> [SHORT TASK]: Print, word for word, every line from the beginning of the listing up to and including the line with "return 1 - py / H". Pictures are to be excluded.

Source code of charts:
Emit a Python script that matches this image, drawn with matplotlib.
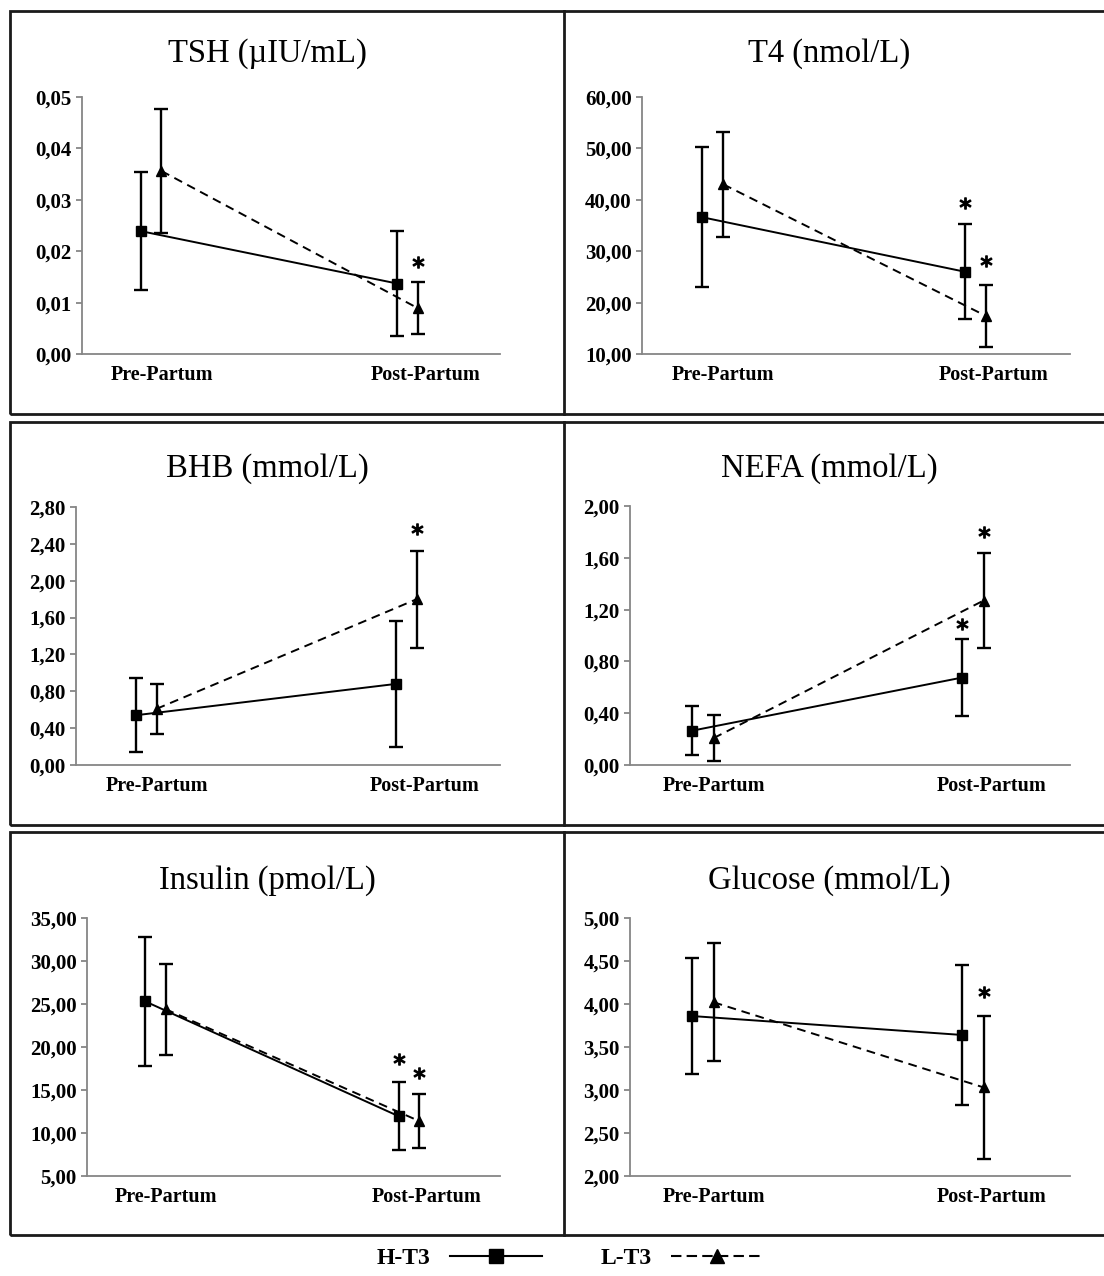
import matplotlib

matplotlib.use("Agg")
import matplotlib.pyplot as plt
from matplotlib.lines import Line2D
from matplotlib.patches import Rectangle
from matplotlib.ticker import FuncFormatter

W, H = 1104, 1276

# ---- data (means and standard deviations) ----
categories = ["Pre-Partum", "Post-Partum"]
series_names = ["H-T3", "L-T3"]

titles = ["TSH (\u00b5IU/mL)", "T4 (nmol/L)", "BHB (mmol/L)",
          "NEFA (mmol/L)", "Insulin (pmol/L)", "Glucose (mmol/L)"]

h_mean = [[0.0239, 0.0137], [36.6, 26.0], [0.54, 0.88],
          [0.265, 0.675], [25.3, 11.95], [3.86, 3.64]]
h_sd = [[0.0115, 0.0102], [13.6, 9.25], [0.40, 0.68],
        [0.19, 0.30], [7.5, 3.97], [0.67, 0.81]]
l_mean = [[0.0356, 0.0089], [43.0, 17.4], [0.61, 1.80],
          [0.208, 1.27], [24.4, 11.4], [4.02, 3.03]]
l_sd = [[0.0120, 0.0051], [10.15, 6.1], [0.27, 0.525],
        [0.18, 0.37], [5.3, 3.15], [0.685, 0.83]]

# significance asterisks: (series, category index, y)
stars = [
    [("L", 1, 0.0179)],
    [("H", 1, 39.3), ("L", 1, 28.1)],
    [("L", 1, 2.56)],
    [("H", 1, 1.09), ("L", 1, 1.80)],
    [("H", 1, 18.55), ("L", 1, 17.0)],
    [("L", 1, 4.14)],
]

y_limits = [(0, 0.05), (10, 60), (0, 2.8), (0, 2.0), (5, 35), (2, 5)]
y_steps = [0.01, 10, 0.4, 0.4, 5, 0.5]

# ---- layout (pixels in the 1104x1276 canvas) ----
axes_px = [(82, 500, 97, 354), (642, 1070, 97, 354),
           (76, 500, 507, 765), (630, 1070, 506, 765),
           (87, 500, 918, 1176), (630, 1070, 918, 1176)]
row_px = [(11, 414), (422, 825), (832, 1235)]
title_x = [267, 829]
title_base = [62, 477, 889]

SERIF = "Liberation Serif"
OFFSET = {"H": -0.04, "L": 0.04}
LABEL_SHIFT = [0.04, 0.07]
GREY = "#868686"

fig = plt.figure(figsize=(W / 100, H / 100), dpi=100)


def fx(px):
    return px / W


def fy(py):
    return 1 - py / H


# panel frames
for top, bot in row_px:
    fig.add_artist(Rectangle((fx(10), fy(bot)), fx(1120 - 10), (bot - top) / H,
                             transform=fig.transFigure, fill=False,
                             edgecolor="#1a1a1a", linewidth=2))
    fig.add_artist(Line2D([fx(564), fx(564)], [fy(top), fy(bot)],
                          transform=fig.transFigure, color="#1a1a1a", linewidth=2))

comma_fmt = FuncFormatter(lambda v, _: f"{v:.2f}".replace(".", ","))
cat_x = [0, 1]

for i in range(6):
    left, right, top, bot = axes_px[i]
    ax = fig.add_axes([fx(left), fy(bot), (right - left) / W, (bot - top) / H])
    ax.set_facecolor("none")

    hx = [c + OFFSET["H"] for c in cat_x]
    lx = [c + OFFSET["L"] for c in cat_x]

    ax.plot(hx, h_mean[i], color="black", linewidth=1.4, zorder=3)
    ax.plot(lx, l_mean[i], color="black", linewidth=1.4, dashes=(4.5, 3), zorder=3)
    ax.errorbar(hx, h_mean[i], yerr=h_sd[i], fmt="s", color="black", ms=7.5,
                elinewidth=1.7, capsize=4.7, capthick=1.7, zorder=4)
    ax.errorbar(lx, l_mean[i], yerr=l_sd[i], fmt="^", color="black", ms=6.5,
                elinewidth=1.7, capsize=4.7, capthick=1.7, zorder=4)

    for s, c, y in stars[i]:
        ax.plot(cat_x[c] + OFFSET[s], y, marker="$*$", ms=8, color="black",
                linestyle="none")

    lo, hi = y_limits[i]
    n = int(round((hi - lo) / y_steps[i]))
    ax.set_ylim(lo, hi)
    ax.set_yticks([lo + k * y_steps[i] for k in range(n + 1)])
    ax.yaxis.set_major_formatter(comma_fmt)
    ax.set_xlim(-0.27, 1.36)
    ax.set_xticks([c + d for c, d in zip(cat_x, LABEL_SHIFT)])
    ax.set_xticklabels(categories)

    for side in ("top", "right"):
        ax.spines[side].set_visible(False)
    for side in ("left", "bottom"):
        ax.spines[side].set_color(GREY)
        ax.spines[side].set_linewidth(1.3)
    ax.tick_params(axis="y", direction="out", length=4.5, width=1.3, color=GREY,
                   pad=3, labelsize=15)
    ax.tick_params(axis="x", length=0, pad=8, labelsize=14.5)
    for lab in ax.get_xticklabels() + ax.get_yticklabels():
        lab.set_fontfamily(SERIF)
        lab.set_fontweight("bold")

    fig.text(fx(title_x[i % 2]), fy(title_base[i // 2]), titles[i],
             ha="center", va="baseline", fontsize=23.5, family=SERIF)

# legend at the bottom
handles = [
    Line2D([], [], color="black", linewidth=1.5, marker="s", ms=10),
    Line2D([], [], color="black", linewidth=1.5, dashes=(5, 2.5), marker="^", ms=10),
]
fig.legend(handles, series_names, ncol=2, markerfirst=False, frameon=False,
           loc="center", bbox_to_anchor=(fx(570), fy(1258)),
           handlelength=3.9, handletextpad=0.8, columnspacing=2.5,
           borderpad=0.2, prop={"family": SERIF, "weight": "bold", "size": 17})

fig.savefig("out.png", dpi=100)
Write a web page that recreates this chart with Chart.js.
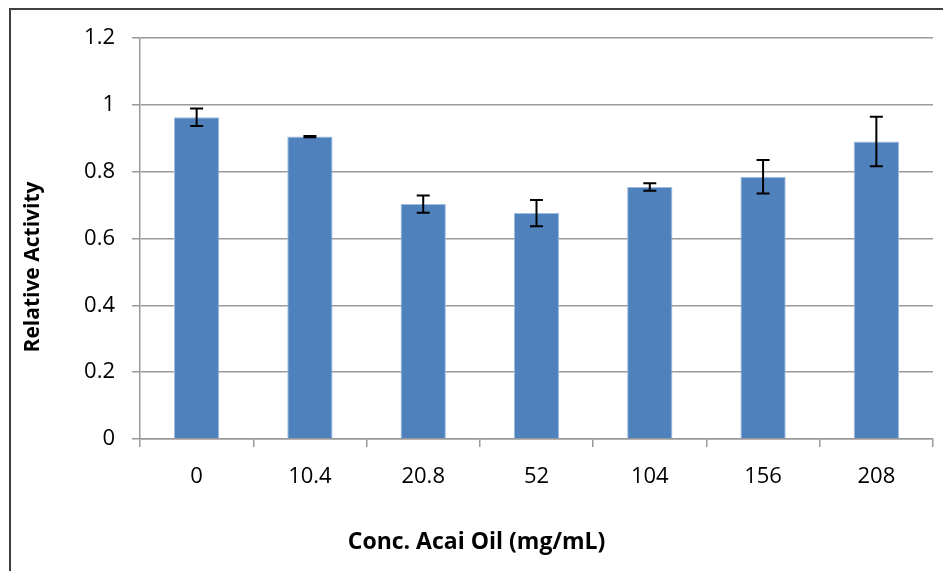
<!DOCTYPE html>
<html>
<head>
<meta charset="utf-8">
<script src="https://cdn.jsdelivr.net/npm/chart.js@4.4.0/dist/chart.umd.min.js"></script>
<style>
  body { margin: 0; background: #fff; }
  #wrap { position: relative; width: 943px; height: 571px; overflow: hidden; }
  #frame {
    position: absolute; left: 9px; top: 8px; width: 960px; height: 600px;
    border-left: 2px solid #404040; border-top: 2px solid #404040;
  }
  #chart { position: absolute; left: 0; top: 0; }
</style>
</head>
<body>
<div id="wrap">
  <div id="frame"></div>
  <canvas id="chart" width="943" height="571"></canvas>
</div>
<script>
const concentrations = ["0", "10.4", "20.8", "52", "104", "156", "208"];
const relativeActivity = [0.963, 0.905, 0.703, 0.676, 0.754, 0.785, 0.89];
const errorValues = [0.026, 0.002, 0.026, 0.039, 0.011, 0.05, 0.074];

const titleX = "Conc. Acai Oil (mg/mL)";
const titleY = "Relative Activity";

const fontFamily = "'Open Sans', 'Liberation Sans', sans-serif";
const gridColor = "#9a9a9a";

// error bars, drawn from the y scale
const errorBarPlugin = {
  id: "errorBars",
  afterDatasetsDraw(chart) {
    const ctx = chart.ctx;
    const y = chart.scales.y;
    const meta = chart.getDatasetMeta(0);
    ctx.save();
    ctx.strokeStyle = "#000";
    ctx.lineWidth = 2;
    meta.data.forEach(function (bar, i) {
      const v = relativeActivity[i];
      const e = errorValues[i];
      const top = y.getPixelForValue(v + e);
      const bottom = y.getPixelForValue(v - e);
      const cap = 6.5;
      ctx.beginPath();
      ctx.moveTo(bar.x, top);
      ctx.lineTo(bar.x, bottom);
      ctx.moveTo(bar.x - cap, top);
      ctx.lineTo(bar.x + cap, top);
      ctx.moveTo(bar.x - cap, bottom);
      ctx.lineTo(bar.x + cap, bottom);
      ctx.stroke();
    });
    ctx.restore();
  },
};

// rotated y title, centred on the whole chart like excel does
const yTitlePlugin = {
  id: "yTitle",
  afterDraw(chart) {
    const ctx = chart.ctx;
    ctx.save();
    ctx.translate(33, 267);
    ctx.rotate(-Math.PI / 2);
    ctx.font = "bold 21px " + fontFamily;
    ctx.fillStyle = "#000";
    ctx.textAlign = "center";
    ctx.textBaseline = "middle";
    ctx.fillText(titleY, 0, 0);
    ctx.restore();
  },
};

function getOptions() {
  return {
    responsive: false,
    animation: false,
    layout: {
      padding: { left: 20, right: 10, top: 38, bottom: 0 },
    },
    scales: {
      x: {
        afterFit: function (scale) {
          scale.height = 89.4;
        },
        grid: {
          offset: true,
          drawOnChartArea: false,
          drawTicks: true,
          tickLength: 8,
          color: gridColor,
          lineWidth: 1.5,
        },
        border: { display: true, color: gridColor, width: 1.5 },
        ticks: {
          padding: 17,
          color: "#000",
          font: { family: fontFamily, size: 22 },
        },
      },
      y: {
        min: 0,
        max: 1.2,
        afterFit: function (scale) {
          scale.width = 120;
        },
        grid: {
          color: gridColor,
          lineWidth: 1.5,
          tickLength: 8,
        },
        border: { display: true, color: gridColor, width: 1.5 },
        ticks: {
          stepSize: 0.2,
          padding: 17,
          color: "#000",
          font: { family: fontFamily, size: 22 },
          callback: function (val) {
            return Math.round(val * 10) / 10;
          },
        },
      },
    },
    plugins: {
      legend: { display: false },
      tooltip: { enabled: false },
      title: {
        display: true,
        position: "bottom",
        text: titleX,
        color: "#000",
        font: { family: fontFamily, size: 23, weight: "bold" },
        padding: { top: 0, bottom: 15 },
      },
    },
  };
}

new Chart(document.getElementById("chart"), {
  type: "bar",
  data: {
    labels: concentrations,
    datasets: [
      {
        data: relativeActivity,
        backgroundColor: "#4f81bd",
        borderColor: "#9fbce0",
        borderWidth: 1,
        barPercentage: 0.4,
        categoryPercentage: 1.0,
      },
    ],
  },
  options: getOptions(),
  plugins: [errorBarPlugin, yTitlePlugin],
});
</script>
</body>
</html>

> [TASK SOLUTION]:
Emit a Python script that matches this image, drawn with matplotlib.
import matplotlib

matplotlib.use("Agg")
import matplotlib.pyplot as plt
from matplotlib.lines import Line2D
from matplotlib.patches import Rectangle
from matplotlib.ticker import FuncFormatter

W, H = 1104, 1276

# ---- data (means and standard deviations) ----
categories = ["Pre-Partum", "Post-Partum"]
series_names = ["H-T3", "L-T3"]

titles = ["TSH (\u00b5IU/mL)", "T4 (nmol/L)", "BHB (mmol/L)",
          "NEFA (mmol/L)", "Insulin (pmol/L)", "Glucose (mmol/L)"]

h_mean = [[0.0239, 0.0137], [36.6, 26.0], [0.54, 0.88],
          [0.265, 0.675], [25.3, 11.95], [3.86, 3.64]]
h_sd = [[0.0115, 0.0102], [13.6, 9.25], [0.40, 0.68],
        [0.19, 0.30], [7.5, 3.97], [0.67, 0.81]]
l_mean = [[0.0356, 0.0089], [43.0, 17.4], [0.61, 1.80],
          [0.208, 1.27], [24.4, 11.4], [4.02, 3.03]]
l_sd = [[0.0120, 0.0051], [10.15, 6.1], [0.27, 0.525],
        [0.18, 0.37], [5.3, 3.15], [0.685, 0.83]]

# significance asterisks: (series, category index, y)
stars = [
    [("L", 1, 0.0179)],
    [("H", 1, 39.3), ("L", 1, 28.1)],
    [("L", 1, 2.56)],
    [("H", 1, 1.09), ("L", 1, 1.80)],
    [("H", 1, 18.55), ("L", 1, 17.0)],
    [("L", 1, 4.14)],
]

y_limits = [(0, 0.05), (10, 60), (0, 2.8), (0, 2.0), (5, 35), (2, 5)]
y_steps = [0.01, 10, 0.4, 0.4, 5, 0.5]

# ---- layout (pixels in the 1104x1276 canvas) ----
axes_px = [(82, 500, 97, 354), (642, 1070, 97, 354),
           (76, 500, 507, 765), (630, 1070, 506, 765),
           (87, 500, 918, 1176), (630, 1070, 918, 1176)]
row_px = [(11, 414), (422, 825), (832, 1235)]
title_x = [267, 829]
title_base = [62, 477, 889]

SERIF = "Liberation Serif"
OFFSET = {"H": -0.04, "L": 0.04}
LABEL_SHIFT = [0.04, 0.07]
GREY = "#868686"

fig = plt.figure(figsize=(W / 100, H / 100), dpi=100)


def fx(px):
    return px / W


def fy(py):
    return 1 - py / H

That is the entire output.